San Francisco used to be a safe city for illegal immigrants but that is over; the DA wasted money and fought tirelessly against the decriminalizing of prostitution partly because she thought [the decriminalization] would attract illegal immigrants. If we had remained a “safe city” and if San Francisco had voted to decriminalize prostitution, I think a lot of people that are poor and struggling would have found chances to become something positive. Instead, the DA fought against trying to help people. This follows the city’s trend toward reverting back to money-hungry (keeping prostitutes illegal so that politicians and businessmen can continue to have their way with them) and moralistic (gay marriage: gay’s trying to adopt the wholesome and accepted familial image, instead of fighting the ideals that have bashed them throughout history) ideals that dehumanize and devalue people.
Kamala was thrust upon the throne of power by her black voters, but I come from a more merit-based background. She forgot that under Willie Brown, San Francisco was a “safe city” and that all illegal immigrants were considered okay. The Mayor won a lot of praise because he supported Gay Marriage. As a young queer person who pays rent to a city that is largely owned by rich gay men and their supporters (people who have never looked at me as anything but a renter), it makes me sick to know that their need to be married is considered more important than a poor person’s need to not starve.
I think we should be having candlelight vigils for all the people that are wrongfully being locked up and that are starving and dying and not receiving meds because they have to pay money to their landlords.

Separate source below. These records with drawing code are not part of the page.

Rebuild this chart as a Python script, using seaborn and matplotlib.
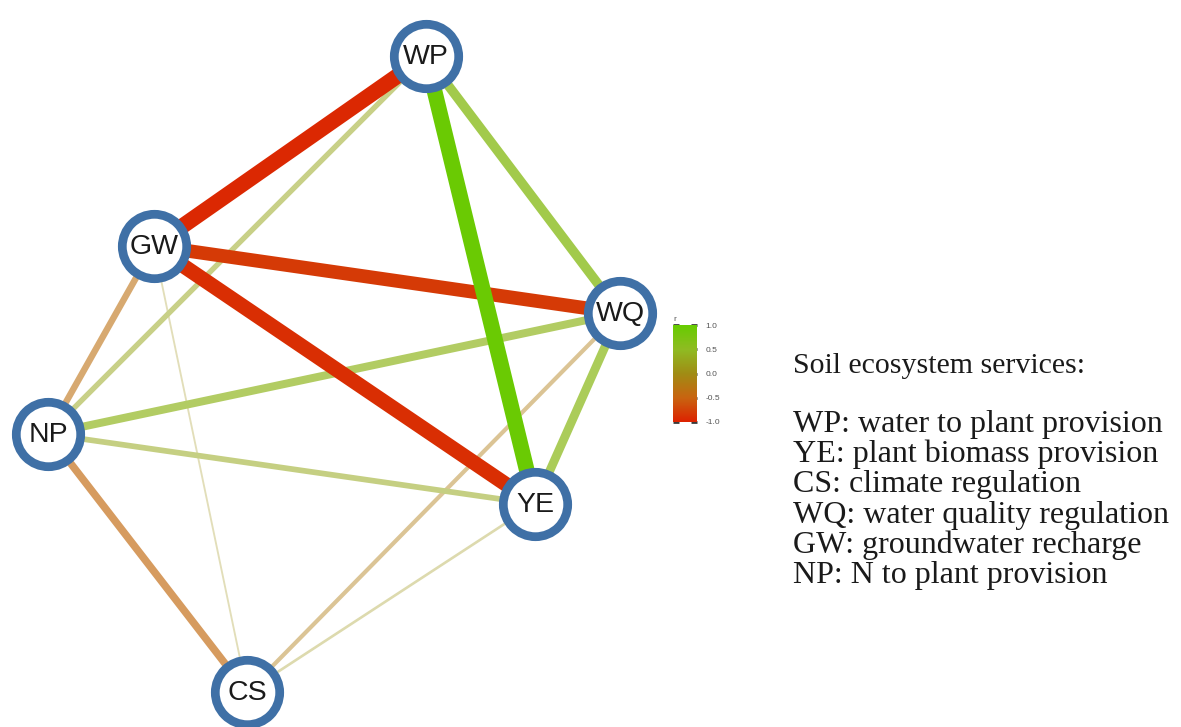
import numpy as np
import seaborn as sns
import matplotlib.pyplot as plt
import matplotlib as mpl

# nodes and their layout positions (layout units, y grows downward)
nodes = ["WP", "GW", "WQ", "NP", "YE", "CS"]
node_x = [426, 154, 620, 48, 535, 247]
node_y = [56, 246, 313, 434, 504, 692]

# pairwise correlations between services
edge_from = ["WP", "WP", "GW", "GW", "WP", "WQ", "WQ", "NP", "GW", "NP", "WP", "WQ", "YE", "GW"]
edge_to = ["GW", "YE", "YE", "WQ", "WQ", "YE", "NP", "CS", "NP", "YE", "NP", "CS", "CS", "CS"]
edge_r = [-0.95, 0.95, -0.9, -0.82, 0.55, 0.5, 0.45, -0.42, -0.35, 0.3, 0.28, -0.2, 0.1, 0.05]

cbar_ticks = [1.0, 0.5, 0.0, -0.5, -1.0]

legend_title = "Soil ecosystem services:"
legend_items = [
    "WP: water to plant provision",
    "YE: plant biomass provision",
    "CS: climate regulation",
    "WQ: water quality regulation",
    "GW: groundwater recharge",
    "NP: N to plant provision",
]

sns.set_theme(style="white")
plt.rcParams["font.family"] = ["Liberation Sans", "DejaVu Sans"]
plt.rcParams["axes.unicode_minus"] = False

cmap = sns.blend_palette(["#dd2200", "#c86410", "#a08c14", "#8fbb22", "#66cc00"], as_cmap=True)
norm = mpl.colors.Normalize(vmin=-1, vmax=1)

fig = plt.figure(figsize=(11.81, 7.27), dpi=100)
ax = fig.add_axes([0, 0, 1, 1])
ax.set_xlim(0, 1181)
ax.set_ylim(727, 0)
ax.axis("off")

pos = {n: (x, y) for n, x, y in zip(nodes, node_x, node_y)}

# weakest edges first so the strong ones sit on top
order = np.argsort(np.abs(edge_r))
for i in order:
    a, b, r = edge_from[i], edge_to[i], edge_r[i]
    rgb = np.array(cmap(norm(r))[:3])
    fade = min(1.0, 0.25 + abs(r))
    col = fade * rgb + (1 - fade) * np.ones(3)
    ax.plot([pos[a][0], pos[b][0]], [pos[a][1], pos[b][1]],
            color=col, lw=0.8 + 11 * abs(r), solid_capstyle="butt", zorder=1)

ax.scatter(node_x, node_y, s=2150, facecolor="white", edgecolor="#3f70a6",
           linewidth=6.3, zorder=3)
for n, x, y in zip(nodes, node_x, node_y):
    ax.text(x, y + 1, n, ha="center", va="center", fontsize=20.5, color="#1a1a1a", zorder=4)

# colour key
cax = fig.add_axes([673 / 1181, 1 - 422 / 727, 24 / 1181, 97 / 727])
cb = fig.colorbar(mpl.cm.ScalarMappable(norm=norm, cmap=cmap), cax=cax, ticks=cbar_ticks)
cb.outline.set_visible(False)
cax.tick_params(axis="y", direction="in", length=4, width=2, color="#3a3a3a",
                labelsize=6, labelcolor="#555555", left=True, right=True, pad=6)
cax.set_title("r", fontsize=6, color="#555555", loc="left", pad=3)

fig.text(793 / 1181, 1 - 373 / 727, legend_title, family="Liberation Serif",
         fontsize=21.5, color="#1a1a1a", va="baseline")
for k, item in enumerate(legend_items):
    fig.text(793 / 1181, 1 - (432 + 30.2 * k) / 727, item, family="Liberation Serif",
             fontsize=23, color="#1a1a1a", va="baseline")

fig.savefig("out.png", dpi=100, facecolor="white")
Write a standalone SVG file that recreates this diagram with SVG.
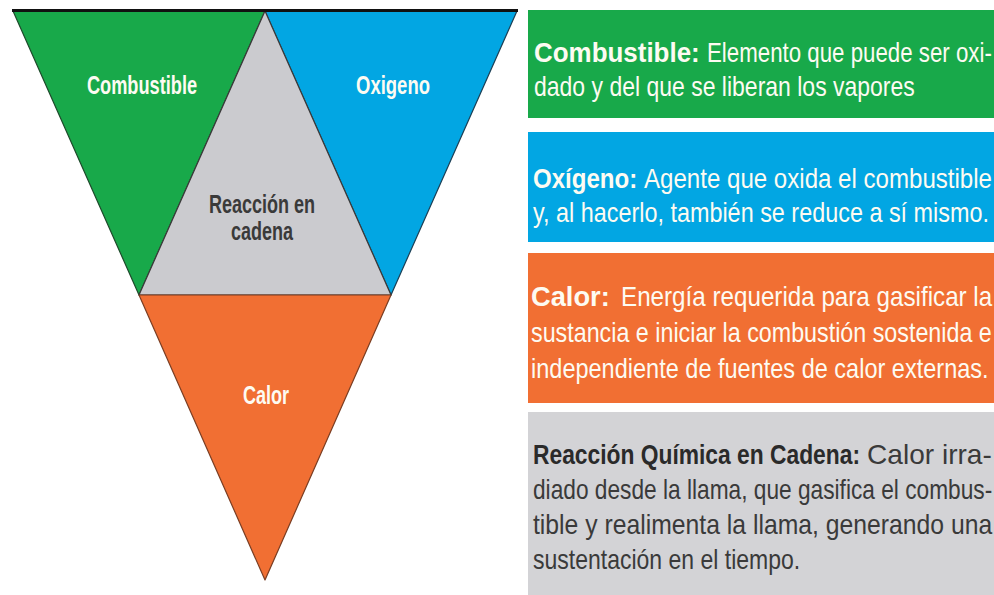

America became independent of Britain so that Americans could live free and create their own lives. Now that that has been lost, I don’t see why some Americans –just because they are in a better financial position than I am-- get to further their financial position by making me pay a ridiculous amount of rent every month. That is the crime. If someone is a prostitute or shoplifting from a store, they are desperate and in need. My ethics tell me that they shouldn’t be locked up and that they need a hug and a warm meal. I think San Francisco was a great town once, but the people in charge now are obviously more concerned with gentrifying neighborhoods and making a profit than they are about helping the artistically minded and the diverse population that has made San Francisco a beautiful place to live.